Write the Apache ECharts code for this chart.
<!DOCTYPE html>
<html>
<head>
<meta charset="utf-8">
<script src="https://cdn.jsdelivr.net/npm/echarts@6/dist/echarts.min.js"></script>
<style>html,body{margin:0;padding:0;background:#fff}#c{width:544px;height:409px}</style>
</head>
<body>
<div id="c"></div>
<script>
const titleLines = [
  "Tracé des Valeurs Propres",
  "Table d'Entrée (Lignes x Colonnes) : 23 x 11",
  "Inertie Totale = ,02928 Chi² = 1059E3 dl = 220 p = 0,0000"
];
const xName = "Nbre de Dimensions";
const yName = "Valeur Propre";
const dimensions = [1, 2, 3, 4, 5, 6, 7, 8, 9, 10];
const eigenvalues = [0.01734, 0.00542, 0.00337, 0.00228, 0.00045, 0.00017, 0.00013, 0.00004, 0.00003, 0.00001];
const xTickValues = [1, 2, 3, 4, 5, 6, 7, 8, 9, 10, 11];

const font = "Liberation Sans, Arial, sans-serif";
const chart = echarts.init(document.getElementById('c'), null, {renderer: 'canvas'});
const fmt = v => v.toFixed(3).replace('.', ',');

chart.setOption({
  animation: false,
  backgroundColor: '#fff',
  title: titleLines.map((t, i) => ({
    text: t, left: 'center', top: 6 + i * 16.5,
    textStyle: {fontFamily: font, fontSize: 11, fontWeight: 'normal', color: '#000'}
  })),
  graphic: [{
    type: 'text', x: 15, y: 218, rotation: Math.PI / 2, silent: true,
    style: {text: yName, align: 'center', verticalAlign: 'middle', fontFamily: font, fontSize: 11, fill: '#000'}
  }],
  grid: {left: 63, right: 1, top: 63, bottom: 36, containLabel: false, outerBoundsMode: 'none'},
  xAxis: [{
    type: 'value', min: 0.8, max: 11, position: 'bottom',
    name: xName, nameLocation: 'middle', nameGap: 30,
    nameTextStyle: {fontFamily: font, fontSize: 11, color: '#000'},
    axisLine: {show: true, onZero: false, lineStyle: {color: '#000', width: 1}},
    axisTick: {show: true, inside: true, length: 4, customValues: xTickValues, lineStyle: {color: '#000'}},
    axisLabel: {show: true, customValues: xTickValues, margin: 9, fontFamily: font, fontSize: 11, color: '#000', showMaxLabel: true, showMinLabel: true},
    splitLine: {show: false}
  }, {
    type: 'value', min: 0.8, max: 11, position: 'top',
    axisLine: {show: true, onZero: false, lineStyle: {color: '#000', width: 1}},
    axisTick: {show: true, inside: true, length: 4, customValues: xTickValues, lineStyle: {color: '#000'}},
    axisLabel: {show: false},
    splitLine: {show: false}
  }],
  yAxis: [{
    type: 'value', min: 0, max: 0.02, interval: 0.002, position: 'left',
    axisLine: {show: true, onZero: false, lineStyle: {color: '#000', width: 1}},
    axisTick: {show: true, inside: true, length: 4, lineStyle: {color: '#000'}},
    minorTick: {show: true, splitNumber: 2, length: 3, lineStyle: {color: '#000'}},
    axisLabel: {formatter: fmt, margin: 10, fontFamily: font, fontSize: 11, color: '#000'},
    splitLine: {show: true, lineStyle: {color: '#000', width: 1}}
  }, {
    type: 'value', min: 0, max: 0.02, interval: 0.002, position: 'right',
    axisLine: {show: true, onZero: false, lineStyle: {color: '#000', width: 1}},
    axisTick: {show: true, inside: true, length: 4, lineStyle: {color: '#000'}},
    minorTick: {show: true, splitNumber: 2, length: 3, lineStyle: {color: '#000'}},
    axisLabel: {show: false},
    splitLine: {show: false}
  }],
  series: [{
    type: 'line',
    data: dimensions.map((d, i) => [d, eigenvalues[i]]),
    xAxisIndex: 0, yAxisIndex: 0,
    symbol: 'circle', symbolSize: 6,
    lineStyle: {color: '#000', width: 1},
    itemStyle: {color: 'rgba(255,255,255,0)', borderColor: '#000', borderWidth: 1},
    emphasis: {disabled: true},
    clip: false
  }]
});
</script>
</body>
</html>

■ ■ ■ ■

* **DIRECTION**
Write down the full listing again, exactly.

* **RIGHT ANSWER**
Write the Apache ECharts code for this chart.
<!DOCTYPE html>
<html>
<head>
<meta charset="utf-8">
<script src="https://cdn.jsdelivr.net/npm/echarts@6/dist/echarts.min.js"></script>
<style>html,body{margin:0;padding:0;background:#fff}#c{width:544px;height:409px}</style>
</head>
<body>
<div id="c"></div>
<script>
const titleLines = [
  "Tracé des Valeurs Propres",
  "Table d'Entrée (Lignes x Colonnes) : 23 x 11",
  "Inertie Totale = ,02928 Chi² = 1059E3 dl = 220 p = 0,0000"
];
const xName = "Nbre de Dimensions";
const yName = "Valeur Propre";
const dimensions = [1, 2, 3, 4, 5, 6, 7, 8, 9, 10];
const eigenvalues = [0.01734, 0.00542, 0.00337, 0.00228, 0.00045, 0.00017, 0.00013, 0.00004, 0.00003, 0.00001];
const xTickValues = [1, 2, 3, 4, 5, 6, 7, 8, 9, 10, 11];

const font = "Liberation Sans, Arial, sans-serif";
const chart = echarts.init(document.getElementById('c'), null, {renderer: 'canvas'});
const fmt = v => v.toFixed(3).replace('.', ',');

chart.setOption({
  animation: false,
  backgroundColor: '#fff',
  title: titleLines.map((t, i) => ({
    text: t, left: 'center', top: 6 + i * 16.5,
    textStyle: {fontFamily: font, fontSize: 11, fontWeight: 'normal', color: '#000'}
  })),
  graphic: [{
    type: 'text', x: 15, y: 218, rotation: Math.PI / 2, silent: true,
    style: {text: yName, align: 'center', verticalAlign: 'middle', fontFamily: font, fontSize: 11, fill: '#000'}
  }],
  grid: {left: 63, right: 1, top: 63, bottom: 36, containLabel: false, outerBoundsMode: 'none'},
  xAxis: [{
    type: 'value', min: 0.8, max: 11, position: 'bottom',
    name: xName, nameLocation: 'middle', nameGap: 30,
    nameTextStyle: {fontFamily: font, fontSize: 11, color: '#000'},
    axisLine: {show: true, onZero: false, lineStyle: {color: '#000', width: 1}},
    axisTick: {show: true, inside: true, length: 4, customValues: xTickValues, lineStyle: {color: '#000'}},
    axisLabel: {show: true, customValues: xTickValues, margin: 9, fontFamily: font, fontSize: 11, color: '#000', showMaxLabel: true, showMinLabel: true},
    splitLine: {show: false}
  }, {
    type: 'value', min: 0.8, max: 11, position: 'top',
    axisLine: {show: true, onZero: false, lineStyle: {color: '#000', width: 1}},
    axisTick: {show: true, inside: true, length: 4, customValues: xTickValues, lineStyle: {color: '#000'}},
    axisLabel: {show: false},
    splitLine: {show: false}
  }],
  yAxis: [{
    type: 'value', min: 0, max: 0.02, interval: 0.002, position: 'left',
    axisLine: {show: true, onZero: false, lineStyle: {color: '#000', width: 1}},
    axisTick: {show: true, inside: true, length: 4, lineStyle: {color: '#000'}},
    minorTick: {show: true, splitNumber: 2, length: 3, lineStyle: {color: '#000'}},
    axisLabel: {formatter: fmt, margin: 10, fontFamily: font, fontSize: 11, color: '#000'},
    splitLine: {show: true, lineStyle: {color: '#000', width: 1}}
  }, {
    type: 'value', min: 0, max: 0.02, interval: 0.002, position: 'right',
    axisLine: {show: true, onZero: false, lineStyle: {color: '#000', width: 1}},
    axisTick: {show: true, inside: true, length: 4, lineStyle: {color: '#000'}},
    minorTick: {show: true, splitNumber: 2, length: 3, lineStyle: {color: '#000'}},
    axisLabel: {show: false},
    splitLine: {show: false}
  }],
  series: [{
    type: 'line',
    data: dimensions.map((d, i) => [d, eigenvalues[i]]),
    xAxisIndex: 0, yAxisIndex: 0,
    symbol: 'circle', symbolSize: 6,
    lineStyle: {color: '#000', width: 1},
    itemStyle: {color: 'rgba(255,255,255,0)', borderColor: '#000', borderWidth: 1},
    emphasis: {disabled: true},
    clip: false
  }]
});
</script>
</body>
</html>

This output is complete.